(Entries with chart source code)
-------------------------

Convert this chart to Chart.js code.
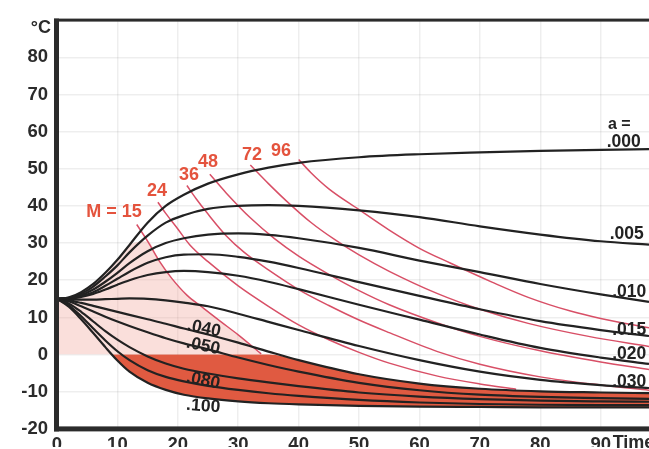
<!DOCTYPE html>
<html>
<head>
<meta charset="utf-8">
<script src="https://cdn.jsdelivr.net/npm/chart.js@4.4.1/dist/chart.umd.min.js"></script>
<style>
  html, body { margin: 0; padding: 0; background: #fff; overflow: hidden; }
  #wrap { width: 649px; height: 449px; }
</style>
</head>
<body>
<div id="wrap"><canvas id="c" width="649" height="449"></canvas></div>
<script>
// Sample times shared by every temperature curve
const times = [0, 2, 4, 6, 8, 10, 12, 15, 18, 21, 25, 30, 35, 40, 50, 60, 70, 80, 90, 98];

// Temperature (°C) for each value of a
const a000 = [15, 15.4, 16.8, 19, 22, 25.5, 29.5, 35.5, 40, 43, 46, 48.5, 50.3, 51.6, 53.1, 53.9, 54.4, 54.8, 55.1, 55.3];
const a005 = [15, 15.3, 16.4, 18.3, 21, 24, 27.5, 32, 35.5, 37.5, 39.2, 40, 40.2, 40, 38.8, 37, 34.5, 32.3, 30.5, 29.6];
const a010 = [15, 15.2, 16, 17.5, 19.6, 22, 24.6, 27.8, 30, 31.3, 32.3, 32.6, 32.2, 31.3, 28.7, 25.3, 22.2, 19, 16.2, 14.2];
const a015 = [15, 15.1, 15.7, 16.8, 18.5, 20.4, 22.3, 24.7, 26.2, 26.9, 27, 26.3, 25, 23.3, 19.5, 15.8, 12.2, 9, 6.6, 5];
const a020 = [15, 15, 15.5, 16.3, 17.5, 18.8, 20, 21.4, 22.2, 22.5, 22.2, 21.2, 19.6, 17.6, 13.4, 9.4, 5.4, 1.8, -0.8, -2.5];
const a030 = [15, 14.9, 14.8, 14.8, 14.9, 15, 15.1, 15, 14.6, 14, 13, 11, 8.8, 6.6, 2.3, -1.5, -4.6, -6.8, -8.2, -9];
const a040 = [15, 14.6, 13.9, 13.1, 12.3, 11.5, 10.7, 9.5, 8.3, 7, 5.4, 3.2, 0.8, -1.5, -5.3, -7.8, -9.2, -9.9, -10.2, -10.4];
const a050 = [15, 14.3, 13, 11.6, 10.2, 8.9, 7.7, 6, 4.4, 3, 1.4, -0.8, -2.8, -4.6, -7.6, -9.6, -10.8, -11.4, -11.7, -11.9];
const a060 = [15, 13.7, 11.5, 8.9, 6.3, 4, 2, -0.5, -2.4, -3.8, -5.1, -6.4, -7.5, -8.5, -10.2, -11.3, -12, -12.4, -12.6, -12.7];
const a080 = [15, 13.2, 10.3, 7, 3.8, 0.9, -1.5, -4.2, -6, -7.2, -8.4, -9.5, -10.4, -11.1, -12.2, -12.9, -13.3, -13.5, -13.6, -13.6];
const a100 = [15, 12.8, 9.5, 5.8, 2, -1.6, -4.6, -7.6, -9.5, -10.8, -11.8, -12.6, -13.1, -13.4, -13.8, -14, -14.1, -14.2, -14.2, -14.2];

// Lines of constant M: time and temperature pairs
const m15T = [13.2, 15, 17, 19, 21.5, 24, 27, 30, 33.8];
const m15V = [35, 30.5, 25, 20.5, 16, 12.8, 9, 5.3, 0.2];
const m24T = [16.7, 18, 20, 22, 25, 30, 35, 40, 45, 50, 55, 63, 70, 76];
const m24V = [41, 38, 33.8, 29.5, 25, 18.5, 13, 8, 4, 0.6, -2.3, -5.8, -7.9, -9.3];
const m36T = [21.5, 23, 25, 28, 31, 35, 40, 45, 50, 55, 63, 70, 80, 90, 98];
const m36V = [45.5, 42, 37.8, 32, 27.5, 22.8, 17.5, 13.2, 9.3, 5.9, 0.8, -2.6, -6, -8.2, -9.6];
const m48T = [25.3, 28, 32, 36, 40, 45, 50, 55, 63, 70, 80, 90, 98];
const m48V = [48.5, 43.5, 36.8, 31.2, 26.5, 21.6, 17.2, 13.4, 8.5, 4.9, 1, -2, -4];
const m72T = [32, 35, 38, 42, 46, 50, 55, 63, 70, 78, 88, 98];
const m72V = [51, 46, 41.3, 35.6, 30.9, 26.8, 22.4, 16.4, 12.2, 8.4, 4.9, 2.2];
const m96T = [40, 42, 45, 50, 55, 60, 65, 72, 78, 85, 90, 98];
const m96V = [52.5, 49, 44.6, 39, 33.5, 28.6, 24.7, 19.5, 15.4, 11.7, 9.7, 7.2];

// Axis ticks
const xTicks = [0, 10, 20, 30, 40, 50, 60, 70, 80, 90];
const yTicks = [-20, -10, 0, 10, 20, 30, 40, 50, 60, 70, 80];

// Text labels
const aNames = ['.000', '.005', '.010', '.015', '.020', '.030', '.040', '.050', '.060', '.080', '.100'];
const mNames = ['M = 15', '24', '36', '48', '72', '96'];

const aSeries = [a000, a005, a010, a015, a020, a030, a040, a050, a060, a080, a100];
const mSeries = [[m15T, m15V], [m24T, m24V], [m36T, m36V], [m48T, m48V], [m72T, m72V], [m96T, m96V]];

const pts = (xs, ys) => xs.map((x, i) => ({ x, y: ys[i] }));

const BLACK = '#222222';
const RED_LINE = '#d84f66';
const RED_FILL = '#e05a41';
const PINK = 'rgba(240,150,135,0.30)';
const FONT = '"Liberation Sans", Arial, sans-serif';

const datasets = [];

// Temperature curves (drawn on top)
aSeries.forEach((vals, i) => {
  datasets.push({
    label: 'a = ' + aNames[i],
    data: pts(times, vals),
    borderColor: BLACK,
    borderWidth: 2.2,
    pointRadius: 0,
    fill: false,
    cubicInterpolationMode: 'monotone',
    order: 1
  });
});
const idx100 = aNames.indexOf('.100');

// Constant-M lines
mSeries.forEach(([ts, vs], i) => {
  datasets.push({
    label: mNames[i],
    data: pts(ts, vs),
    borderColor: RED_LINE,
    borderWidth: 1.5,
    pointRadius: 0,
    fill: false,
    cubicInterpolationMode: 'monotone',
    order: 2
  });
});

// Freezing band: below 0 °C and above the a = .100 curve, cut off by the a = .040 curve
datasets.push({
  label: 'freeze',
  data: times.map((t, i) => ({ x: t, y: Math.min(0, a040[i]) })),
  borderWidth: 0,
  borderColor: 'rgba(0,0,0,0)',
  pointRadius: 0,
  cubicInterpolationMode: 'monotone',
  fill: { target: idx100, above: RED_FILL, below: 'rgba(0,0,0,0)' },
  order: 3
});

// Light zone: under the a = .000 curve, left of the M = 15 line, above 0 °C
const pinkEdge = pts(times, a000).filter(p => p.x < 13).concat(pts(m15T, m15V).filter(p => p.x > 14));
datasets.push({
  label: 'warm',
  data: pinkEdge,
  borderWidth: 0,
  borderColor: 'rgba(0,0,0,0)',
  pointRadius: 0,
  cubicInterpolationMode: 'monotone',
  fill: { target: 'origin', above: PINK, below: 'rgba(0,0,0,0)' },
  order: 4
});

// Text placed in data units
const RED_TEXT = '#e4533d';
const textItems = [
  { text: 'a =', x: 91.2, y: 61.9, align: 'left', color: BLACK, size: 16 },
  { text: aNames[0], x: 91.0, y: 57.1, align: 'left', color: BLACK, size: 17.5 },
  { text: aNames[1], x: 91.5, y: 32.5, align: 'left', color: BLACK, size: 17.5 },
  { text: aNames[2], x: 91.9, y: 16.8, align: 'left', color: BLACK, size: 17.5 },
  { text: aNames[3], x: 91.9, y: 6.5, align: 'left', color: BLACK, size: 17.5 },
  { text: aNames[4], x: 91.9, y: 0.15, align: 'left', color: BLACK, size: 17.5 },
  { text: aNames[5], x: 91.9, y: -7.3, align: 'left', color: BLACK, size: 17.5 },
  { text: aNames[6], x: 24.3, y: 7.0, align: 'center', color: BLACK, size: 17.5, rot: 12 },
  { text: aNames[7], x: 24.2, y: 2.3, align: 'center', color: BLACK, size: 17.5, rot: 12 },
  { text: aNames[9], x: 24.2, y: -7.0, align: 'center', color: BLACK, size: 17.5, rot: 12 },
  { text: aNames[10], x: 24.2, y: -13.9, align: 'center', color: BLACK, size: 17.5, rot: 4 },
  { text: mNames[0], x: 9.44, y: 38.3, align: 'center', color: RED_TEXT, size: 18 },
  { text: mNames[1], x: 16.56, y: 43.9, align: 'center', color: RED_TEXT, size: 18 },
  { text: mNames[2], x: 21.85, y: 48.4, align: 'center', color: RED_TEXT, size: 18 },
  { text: mNames[3], x: 25.0, y: 51.8, align: 'center', color: RED_TEXT, size: 18 },
  { text: mNames[4], x: 32.3, y: 53.7, align: 'center', color: RED_TEXT, size: 18 },
  { text: mNames[5], x: 37.1, y: 54.7, align: 'center', color: RED_TEXT, size: 18 }
];

const framePlugin = {
  id: 'frame',
  afterDatasetsDraw(chart) {
    const { ctx, chartArea: a } = chart;
    ctx.save();
    ctx.fillStyle = '#2b2b2b';
    ctx.fillRect(a.left - 3, a.top - 1.5, 5, a.bottom - a.top + 4);
    ctx.fillRect(a.left - 3, a.top - 1.5, a.right - a.left + 3, 3);
    ctx.fillRect(a.left - 3, a.bottom - 2.5, a.right - a.left + 3, 5);
    ctx.restore();
  },
  afterDraw(chart) {
    const { ctx, scales: { x, y }, chartArea: a } = chart;
    ctx.save();
    ctx.textBaseline = 'middle';
    textItems.forEach(it => {
      const px = x.getPixelForValue(it.x);
      const py = y.getPixelForValue(it.y);
      ctx.font = 'bold ' + it.size + 'px ' + FONT;
      ctx.fillStyle = it.color;
      ctx.textAlign = it.align;
      ctx.save();
      ctx.translate(px, py);
      if (it.rot) ctx.rotate(it.rot * Math.PI / 180);
      ctx.fillText(it.text, 0, 0);
      ctx.restore();
    });
    // unit label at the top of the y axis
    ctx.font = 'bold 18px ' + FONT;
    ctx.fillStyle = '#2b2b2b';
    ctx.textAlign = 'right';
    ctx.textBaseline = 'top';
    ctx.fillText('°C', a.left - 6, a.top - 1);
    // axis title after the last time tick
    const lastTick = chart.scales.x.ticks[chart.scales.x.ticks.length - 1];
    ctx.textAlign = 'left';
    ctx.fillText('Time', x.getPixelForValue(lastTick.value) + 12, a.bottom + 5);
    ctx.restore();
  }
};

new Chart(document.getElementById('c'), {
  type: 'line',
  data: { datasets },
  options: {
    responsive: false,
    animation: false,
    devicePixelRatio: 1,
    layout: { padding: { top: 16, right: 0, bottom: 0, left: 0 } },
    plugins: { legend: { display: false }, tooltip: { enabled: false } },
    scales: {
      x: {
        type: 'linear',
        min: 0,
        max: 98,
        afterBuildTicks: s => { s.ticks = xTicks.map(v => ({ value: v })); },
        afterFit: s => { s.height = 18; },
        ticks: { color: '#2b2b2b', padding: 5, maxRotation: 0, autoSkip: false,
                 font: { family: FONT, size: 18.5, weight: 'bold' }, callback: v => String(v) },
        grid: { color: 'rgba(0,0,0,0.065)', lineWidth: 1.5, drawTicks: false },
        border: { display: false }
      },
      y: {
        type: 'linear',
        min: -20,
        max: 90,
        afterBuildTicks: s => { s.ticks = yTicks.concat([90]).map(v => ({ value: v })); },
        afterFit: s => { s.width = 57; },
        ticks: { color: '#2b2b2b', padding: 9, autoSkip: false,
                 font: { family: FONT, size: 18.5, weight: 'bold' },
                 callback: v => (v === 90 ? '' : String(v)) },
        grid: { color: 'rgba(0,0,0,0.065)', lineWidth: 1.5, drawTicks: false },
        border: { display: false }
      }
    }
  },
  plugins: [framePlugin]
});
</script>
</body>
</html>
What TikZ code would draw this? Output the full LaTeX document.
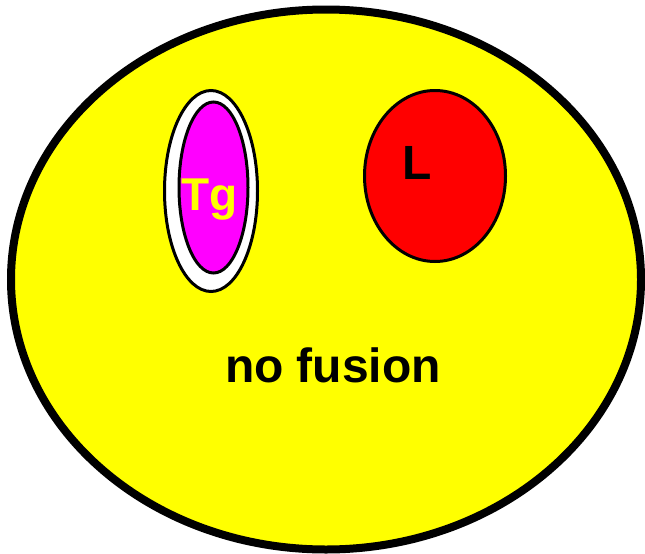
\documentclass[tikz,border=0pt]{standalone}
\usepackage{fontspec}
\setmainfont{Liberation Sans}
\begin{document}
\begin{tikzpicture}[x=1pt,y=-1pt,
  lbl/.style={font=\fontsize{48}{48}\selectfont\bfseries, inner sep=0pt, anchor=base}]
\useasboundingbox (0,0) rectangle (645,554);
\fill[white] (0,0) rectangle (645,554);
% big cell
\draw[line width=8pt, fill={rgb,255:red,255;green,255;blue,0}] (326,279.5) ellipse [x radius=315, y radius=270];
% Tg vesicle
\draw[line width=3pt, fill=white] (211,191) ellipse [x radius=46.5, y radius=100.5];
\draw[line width=3pt, fill={rgb,255:red,255;green,0;blue,255}] (213.5,187.5) ellipse [x radius=34.5, y radius=85.5];
% L vesicle
\draw[line width=3pt, fill={rgb,255:red,255;green,0;blue,0}] (435,176) ellipse [x radius=70.5, y radius=85.5];
% labels
\node[lbl, text={rgb,255:red,255;green,255;blue,0}, font=\fontsize{46}{46}\selectfont\bfseries] (tg) at (209.5,210) {Tg};
\node[lbl] (l) at (417.5,179) {L};
\node[lbl] (nf) at (333,382) {no fusion};
\end{tikzpicture}
\end{document}
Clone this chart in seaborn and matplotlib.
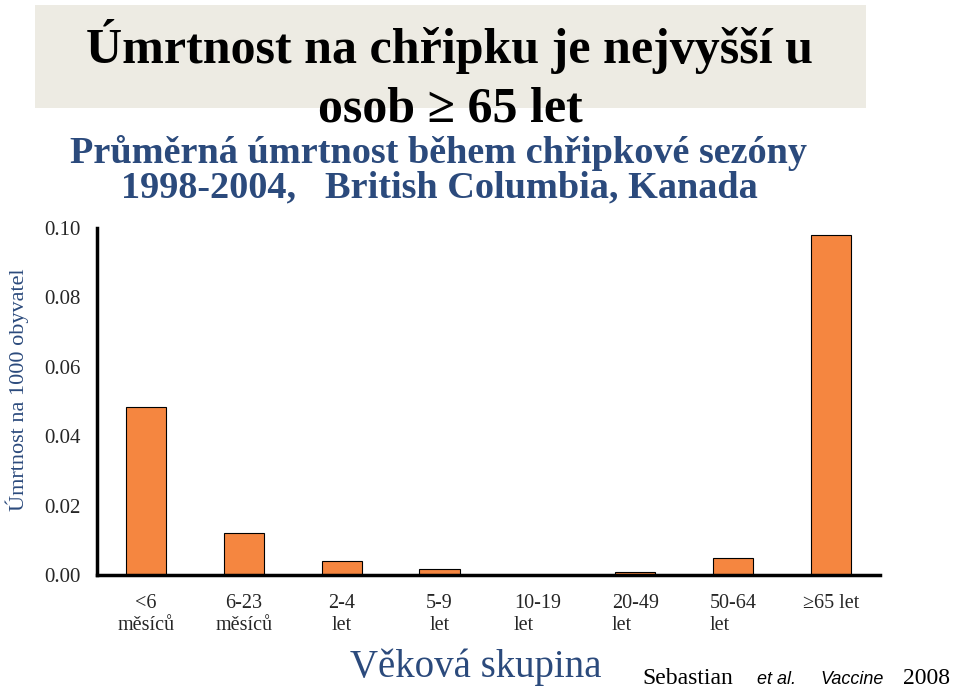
import matplotlib
matplotlib.use("Agg")
import matplotlib.pyplot as plt
import seaborn as sns
import pandas as pd
from matplotlib.patches import Rectangle

categories = ["<6\nměsíců", "6-23\nměsíců", "2-4\nlet", "5-9\nlet", "10-19\nlet", "20-49\nlet", "50-64\nlet", "≥65 let"]
values = [0.0484, 0.0121, 0.0040, 0.0017, 0.0001, 0.0009, 0.0049, 0.0979]
yticks = [0.00, 0.02, 0.04, 0.06, 0.08, 0.10]

sns.set_theme(style="white")
plt.rcParams["font.family"] = ["Liberation Serif", "DejaVu Serif"]

blue = "#2B4A7C"
orange = "#F58640"

fig = plt.figure(figsize=(9.6, 6.94), dpi=100)
ax = fig.add_axes([97/960, 1-575/694, (880-97)/960, (575-228)/694])

df = pd.DataFrame({"cat": categories, "val": values})
sns.barplot(data=df, x="cat", y="val", color=orange, width=0.41,
            edgecolor="black", linewidth=0.8, saturation=1, ax=ax)

ax.set_ylim(0, 0.10)
ax.set_xlim(-0.5, len(categories) - 0.5)
ax.set_yticks(yticks)
ax.set_yticklabels([f"{v:.2f}" for v in yticks], fontsize=15)
ax.tick_params(axis="y", length=0, pad=12)
ax.tick_params(axis="x", length=0, pad=14, labelsize=14.5)
for i, lab in enumerate(ax.get_xticklabels()):
    if i in (4, 5, 6):
        lab.set_multialignment("left")
ax.set_xlabel("")
ax.set_ylabel("")
for s in ["top", "right"]:
    ax.spines[s].set_visible(False)
for s in ["left", "bottom"]:
    ax.spines[s].set_color("black")
    ax.spines[s].set_linewidth(2.5)

# title box
fig.patches.append(Rectangle((35/960, 1-108/694), (866-35)/960, 103/694,
                             transform=fig.transFigure, facecolor="#EDEBE3",
                             edgecolor="none", zorder=0))
fig.text(450/960, 1-47/694, "Úmrtnost na chřipku je nejvyšší u", ha="center", va="center",
         fontsize=36, fontweight="bold", color="black")
fig.text(450/960, 1-110/694, "osob ≥ 65 let", ha="center", va="center",
         fontsize=36, fontweight="bold", color="black")
fig.text(438/960, 1-153/694, "Průměrná úmrtnost během chřipkové sezóny", ha="center", va="center",
         fontsize=27.5, fontweight="bold", color=blue)
fig.text(439/960, 1-188/694, "1998-2004,   British Columbia, Kanada", ha="center", va="center",
         fontsize=27.5, fontweight="bold", color=blue)

fig.text(17/960, 1-390/694, "Úmrtnost na 1000 obyvatel", rotation=90, ha="center", va="center",
         fontsize=16, color=blue)
fig.text(476/960, 1-667/694, "Věková skupina", ha="center", va="center",
         fontsize=28, color=blue)
fig.text(642/960, 1-679/694, "Sebastian", ha="left", va="center", fontsize=17, color="black")
fig.text(757/960, 1-679/694, "et al.", ha="left", va="center", fontsize=13, style="italic",
         family="Liberation Sans", color="black")
fig.text(820/960, 1-679/694, "Vaccine", ha="left", va="center", fontsize=13, style="italic",
         family="Liberation Sans", color="black")
fig.text(903/960, 1-679/694, "2008", ha="left", va="center", fontsize=17, color="black")

fig.savefig("out.png", dpi=100)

-------------------------

_WRITTEN REQUEST_
Skip all pictures. Output only the lines from the one containing "Clone this chart in seaborn and matplotlib." to the one containing "from matplotlib.patches import Rectangle", both lines included.

_RESPONSE TO THE TASK_
Clone this chart in seaborn and matplotlib.
import matplotlib
matplotlib.use("Agg")
import matplotlib.pyplot as plt
import seaborn as sns
import pandas as pd
from matplotlib.patches import Rectangle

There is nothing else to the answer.